I still remember being huge when I walked across the stage at graduation, and I was pretty mortified, but I had worked very hard to graduate that year, and I was going to walk. I think I was probably the only girl that graduated that year that had a husband and her own apartment. Of course this was just the beginning of a long journey that I am still on today. A long clueless journey that you fumble and stumble your way through, because once you think you have this thing down, nothing that you have learned so far, works on your second child.

I will never forget the day I had Alyssa, Josh and I had spent the day with some close friends, and had not been to bed that night when the contractions started at about midnight. They were slow going, but around 2 am they were still coming and we headed up to the hospital. It was a long night and my blood pressure was way up, and I had no idea that this was not a good thing. I will never forget the contraction when my water broke and the pain went from mild to "I need the epidural now" in a matter of seconds. But a couple of hours later this sweet messy baby was laying on my chest and Josh and I were crying, our hearts full of a parents love for a child.

Alyssa was a wonderful baby, and those first few weeks, my mom was a big help to me. I remember calling her at midnight bawling my eyes out that I needed help, and she got up and came over and rocked Alyssa so I could rest. Alyssa finally got into a groove and at 2 months old slept all night long. I loved getting her dressed and would spend time picking out the perfect outfit for her. She was just beautiful and I really enjoyed being a mom. I enjoyed going to the grocery and cooking meals for my family, and I found out I was a lot more nurturing than I ever thought that I could be.

And now thirteen years later, I have four beautiful children that I love more than anything. I have picked up a few things along the way, but if I had to sum up my "Rules of Being a Mom", here are my top ten.

1. Make sure that your kids know without a shadow of a doubt, that you love them no matter what.

2. Expect the unexpected, never put your kids in a box, everyday,week,month, year, brings new challenges. Know this now: You will always be wading in uncharted territory, accept this fact, it is to your benefit.

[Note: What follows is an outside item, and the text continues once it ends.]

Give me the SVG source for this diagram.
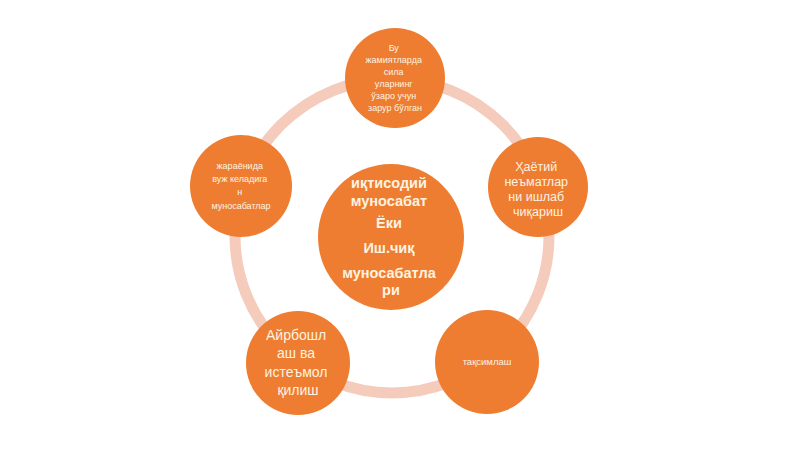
<svg xmlns="http://www.w3.org/2000/svg" width="800" height="449" viewBox="0 0 800 449">
<style>
.n{fill:#ee7d31}
.t{font-family:"Liberation Sans","Open Sans",sans-serif;fill:#fdf3e0;text-anchor:middle}
.ring{fill:none;stroke:#f5cbbb;stroke-width:11}
</style>
<rect width="800" height="449" fill="#ffffff"/>
<g id="connectors">
<circle class="ring" cx="392" cy="236" r="157"/>
</g>
<g id="center">
<circle class="n" cx="391" cy="237" r="73"/>
<text class="t" font-size="14.5" font-weight="bold">
<tspan x="391" y="188">иқтисодий</tspan>
<tspan x="391" y="206">муносабат</tspan>
<tspan x="391" y="228">Ёки</tspan>
<tspan x="391" y="253">Иш.чиқ</tspan>
<tspan x="391" y="278">муносабатла</tspan>
<tspan x="391" y="295">ри</tspan>
</text>
</g>
<g id="top">
<circle class="n" cx="395" cy="78" r="50"/>
<text class="t" font-size="9">
<tspan x="395" y="51">Бу</tspan>
<tspan x="395" y="63">жамиятларда</tspan>
<tspan x="395" y="75">сила</tspan>
<tspan x="395" y="87">уларнинг</tspan>
<tspan x="395" y="99">ўзаро учун</tspan>
<tspan x="395" y="111">зарур бўлган</tspan>
</text>
</g>
<g id="right">
<circle class="n" cx="538" cy="187" r="50"/>
<text class="t" font-size="12.5">
<tspan x="538" y="171">Ҳаётий</tspan>
<tspan x="538" y="186">неъматлар</tspan>
<tspan x="538" y="201">ни ишлаб</tspan>
<tspan x="538" y="216">чиқариш</tspan>
</text>
</g>
<g id="bottomright">
<circle class="n" cx="487" cy="362" r="52"/>
<text class="t" font-size="9.5">
<tspan x="487" y="365">тақсимлаш</tspan>
</text>
</g>
<g id="bottomleft">
<circle class="n" cx="298" cy="363" r="52"/>
<text class="t" font-size="14">
<tspan x="298" y="340">Айрбошл</tspan>
<tspan x="298" y="358">аш ва</tspan>
<tspan x="298" y="377">истеъмол</tspan>
<tspan x="298" y="395">қилиш</tspan>
</text>
</g>
<g id="left">
<circle class="n" cx="241" cy="186" r="51"/>
<text class="t" font-size="9">
<tspan x="241" y="169">жараёнида</tspan>
<tspan x="241" y="182">вуж келадига</tspan>
<tspan x="241" y="195">н</tspan>
<tspan x="241" y="209">муносабатлар</tspan>
</text>
</g>
</svg>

3. Remember that your kids are kids and allow them to be that. Let them enjoy the only time in their lives that they can be innocent.

4. Listen to them and  don't minimize their problems. No matter how young of a mom you are, trust me, you don't remember as well as you think you do what it is like to be a kid or a teen.

5. All of your children will be different, which means that you will have to discipline differently. What works for one child does not always work for the next.

6. Pick your battles. You have to learn to let go of some things, even if they drive you crazy, you cannot pick at everything.

7. Make sure your kids know that (even if you really don't) you care about what they are saying to you. Listen to them just as you would if you are having a great conversation with a friend.

8. Be consistent. If you have decided this is where you are drawing the battle line, don't retreat. This is a hard thing to do,so make sure it is something important enough to dig in on. Especially when dealing with teenagers. With toddlers it is much more simple. Kids need to understand that while you are willing to be flexible on some things there are times when no will always mean no.

9. Show a united front, you and your husband must always be on the same page in front of the kids, if you need to discuss something do it in private.

10. Hide. Take a few minutes to yourself. Obviously, this will never happen in the bathroom when you have toddlers, and in my case also a 7 yr old, who comes barging in the bathroom regularly to ask me trivial questions. Whether it be nap time, whatever, take a few minutes to have quiet time, read a book, pray, stare at the wall, take a few moments to yourself daily.